Dann würde B ja quasi zugeben, dass sie unter Alkoholeinfluss einen Unfall verursacht hat? Würde also im Zweifel für B nicht wirklich etwas bringen, sondern nur die Schuld bekräftigen. Und bei dem Pegel ist der Ermessenspielraum auch nur noch äußerst gering.
- Wie groß ist die Chance, dass der Atemalkoholtest von 1,7% durch eine Blutentnahme auf unter 1,5% korrigiert wird? (zwischen beiden Test lagen ca. 30min)

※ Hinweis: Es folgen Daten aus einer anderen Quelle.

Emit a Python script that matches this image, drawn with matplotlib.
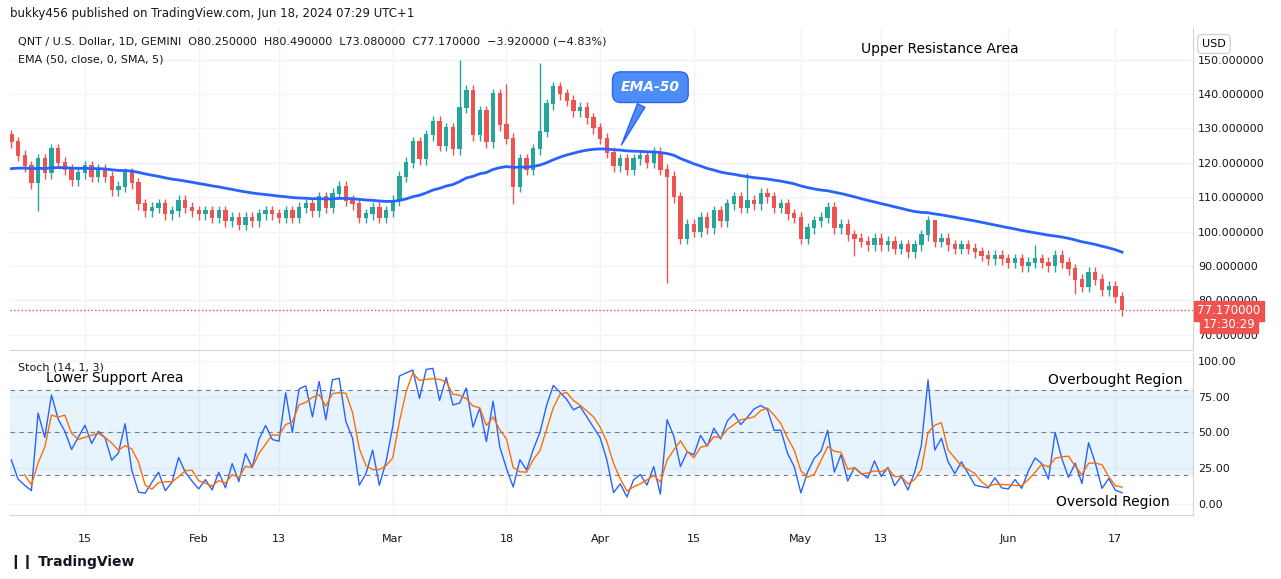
import numpy as np
import matplotlib
matplotlib.use('agg')
import matplotlib.pyplot as plt
from matplotlib.patches import FancyBboxPatch

# daily closes, Jan 4 .. Jun 18 2024 (day index 0 = Jan 15)
start_day = -11
closes = [
    126, 122, 119, 114, 121, 117, 124, 120, 118, 115, 117,
    119, 116, 118, 116, 112, 113, 117, 114, 108, 106, 107, 108, 105, 106, 109, 107, 106,
    105, 106, 104, 106, 103, 104, 102, 104, 103, 105, 106, 105, 104, 106, 104, 107, 108,
    106, 110, 107, 111, 113, 109, 108, 104, 105, 107, 104, 106,
    109, 116, 120, 126, 121, 128, 132, 125, 130, 124, 136, 141, 128, 135, 126, 140, 131,
    127, 113, 121, 118, 124, 129, 137, 142, 140, 138, 135, 136, 133, 130,
    127, 123, 119, 121, 118, 121, 122, 120, 123, 118, 116, 110, 98, 102, 100, 104, 101,
    106, 103, 108, 110, 107, 109, 108, 111, 110, 107, 108, 105, 104,
    98, 101, 103, 104, 107, 101, 102, 99, 98, 97, 96, 98, 96, 97, 95, 96, 94, 96, 99,
    103, 97, 98, 96, 95, 96, 95, 94, 93, 92, 93, 92,
    91, 92, 90, 91, 92, 91, 90, 93, 91, 89, 86, 84, 88, 86, 83, 84, 81, 77.17,
]
first_open = 128
# notable wick extremes (day index -> value)
spike_highs = {56: 150, 68: 149, 63: 143, 99: 117, 127: 103, 142: 96}
spike_lows = {-7: 106, 87: 85, 64: 108, 115: 93, 148: 82}
wick = 1.6
ema_seed = 118.0

date_ticks = [0, 17, 29, 46, 63, 77, 91, 107, 119, 138, 154]
date_labels = ["15", "Feb", "13", "Mar", "18", "Apr", "15", "May", "13", "Jun", "17"]
price_ticks = [70, 80, 90, 100, 110, 120, 130, 140, 150]
stoch_ticks = [0, 25, 50, 75, 100]

UP, DOWN = "#26a69a", "#ef5350"
BLUE, ORANGE = "#2962ff", "#ff6d00"

c = np.array(closes, float)
o = np.concatenate([[first_open], c[:-1]])
days = np.arange(start_day, start_day + len(c))
h = np.maximum(o, c) + wick
l = np.minimum(o, c) - wick
for d, v in spike_highs.items():
    h[d - start_day] = v
for d, v in spike_lows.items():
    l[d - start_day] = v

ema = np.empty_like(c)
alpha = 2 / 51
prev = ema_seed
for i, v in enumerate(c):
    prev = prev + alpha * (v - prev)
    ema[i] = prev

k = np.full_like(c, np.nan)
for i in range(len(c)):
    lo = l[max(0, i - 13):i + 1].min()
    hi = h[max(0, i - 13):i + 1].max()
    k[i] = 100 * (c[i] - lo) / (hi - lo)
d3 = np.convolve(k, np.ones(3) / 3, mode="full")[:len(k)]
d3[:2] = np.nan

W, H = 1281, 579
fig = plt.figure(figsize=(W / 100, H / 100), dpi=100)
fig.patch.set_facecolor("white")


def px(x0, y0, x1, y1):
    return [x0 / W, 1 - y1 / H, (x1 - x0) / W, (y1 - y0) / H]


xl = (-11.2, 165.6)
ax = fig.add_axes(px(10, 28, 1193, 350))
ax2 = fig.add_axes(px(10, 353, 1193, 515))
for a in (ax, ax2):
    a.set_xlim(*xl)
    a.set_xticks(date_ticks)
    a.grid(True, color="#f0f3fa", lw=1)
    a.set_axisbelow(True)
    a.yaxis.tick_right()
    a.tick_params(length=0, labelsize=8, colors="#131722")
    for s in a.spines.values():
        s.set_color("#d1d4dc")
    a.spines["left"].set_visible(False)
    a.spines["top"].set_visible(False)

ax.set_ylim(65.6, 159.2)
ax.set_yticks(price_ticks)
ax.set_yticklabels([f"{v:.6f}" for v in price_ticks])
ax.set_xticklabels([])

cols = [UP if cc >= oo else DOWN for oo, cc in zip(o, c)]
ax.vlines(days, l, h, colors=cols, lw=1)
ax.bar(days, np.abs(c - o) + 0.3, bottom=np.minimum(o, c), width=0.65, color=cols)
ax.plot(days, ema, color=BLUE, lw=2)
ax.axhline(77.17, color=DOWN, ls=":", lw=1)

ax2.set_ylim(-7.7, 105.6)
ax2.set_yticks(stoch_ticks)
ax2.set_yticklabels([f"{v:.2f}" for v in stoch_ticks])
ax2.set_xticklabels(date_labels)
ax2.tick_params(axis="x", pad=14)
ax2.axhspan(20, 80, color="#2196f3", alpha=0.1, lw=0)
for v in (80, 50, 20):
    ax2.axhline(v, color="#787b86", ls=(0, (4, 4)), lw=0.8)
ax2.plot(days, k, color=BLUE, lw=1)
ax2.plot(days, d3, color=ORANGE, lw=1)

# texts
fig.text(10 / W, 1 - 14 / H, "bukky456 published on TradingView.com, Jun 18, 2024 07:29 UTC+1",
         fontsize=8.5, color="#131722", va="center")
fig.text(18 / W, 1 - 42 / H, "QNT / U.S. Dollar, 1D, GEMINI  O80.250000  H80.490000  L73.080000  C77.170000  \u22123.920000 (\u22124.83%)",
         fontsize=8, color="#131722", va="center")
fig.text(18 / W, 1 - 59 / H, "EMA (50, close, 0, SMA, 5)", fontsize=8, color="#131722", va="center")
fig.text(18 / W, 1 - 367 / H, "Stoch (14, 1, 3)", fontsize=8, color="#131722", va="center")
fig.text(940 / W, 1 - 49 / H, "Upper Resistance Area", fontsize=10, ha="center", va="center")
fig.text(115 / W, 1 - 378 / H, "Lower Support Area", fontsize=10, ha="center", va="center")
fig.text(1115 / W, 1 - 380 / H, "Overbought Region", fontsize=10, ha="center", va="center")
fig.text(1113 / W, 1 - 502 / H, "Oversold Region", fontsize=10, ha="center", va="center")
fig.text(1214 / W, 1 - 44 / H, "USD", fontsize=8, ha="center", va="center",
         bbox=dict(boxstyle="round,pad=0.4", fc="white", ec="#d1d4dc"))
fig.text(1229 / W, 1 - 311 / H, "77.170000", fontsize=8.5, color="white", ha="center", va="center",
         bbox=dict(boxstyle="square,pad=0.3", fc=DOWN, ec=DOWN))
fig.text(1229 / W, 1 - 324 / H, "17:30:29", fontsize=8.5, color="white", ha="center", va="center",
         bbox=dict(boxstyle="square,pad=0.2", fc=DOWN, ec=DOWN))
fig.text(10 / W, 1 - 562 / H, "\u2759\u2759 TradingView", fontsize=10, color="#131722", va="center",
         fontweight="bold")

# EMA-50 callout
ax.annotate("EMA-50", xy=(80, 124.5), xytext=(84.5, 142), ha="center", va="center",
            fontsize=10, color="white", fontstyle="italic", fontweight="bold",
            bbox=dict(boxstyle="round,pad=0.6", fc="#4c8df6", ec="#2962ff"),
            arrowprops=dict(arrowstyle="wedge,tail_width=0.6", fc="#4c8df6", ec="#2962ff"))

fig.savefig("out.png", dpi=100)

Schwierig zu sagen. Wer soll hier wissen wie genau der Atemalkoholtest war. Die Blutuntersuchung ist auf jeden Fall genauer. Ggf. wird ein dann festgestellter Wert auch auf den zum Unfallzeitpunkt hochgerechnet. Spielt aber bei einem Unfall auch nur eine untergeordnete Rolle, falls da jetzt nicht plötzlich nur 0,1 Promille festgestellt worden sind.
Es soll natürlich keine Falschaussage gemacht werden. Aber da für beide die Erinnerung nicht mehr so groß ist, ist es sowieso relativ unklar, wie es abgelaufen ist.
Hm, ist erstmal nur ein Hinweis auf die Fahruntüchtigkeit.
Zeugen gibt es keine.
Ich denke, das haben Passanten gesehen? Die werden von der Polizei schon dazu befragt worden sein, was sie gesehen haben. Davon abgesehen, ergibt vielleicht auch das Schadensbild einen Hinweis auf den Hergang.
Hatte ich schon gesagt, dass hier ein Anwalt ein guter Ansatz wäre? Achja, und ab sofort gar keinen Alkohl trinken, kann eventuell auch von Vorteil sein, wenn es um die MPU geht.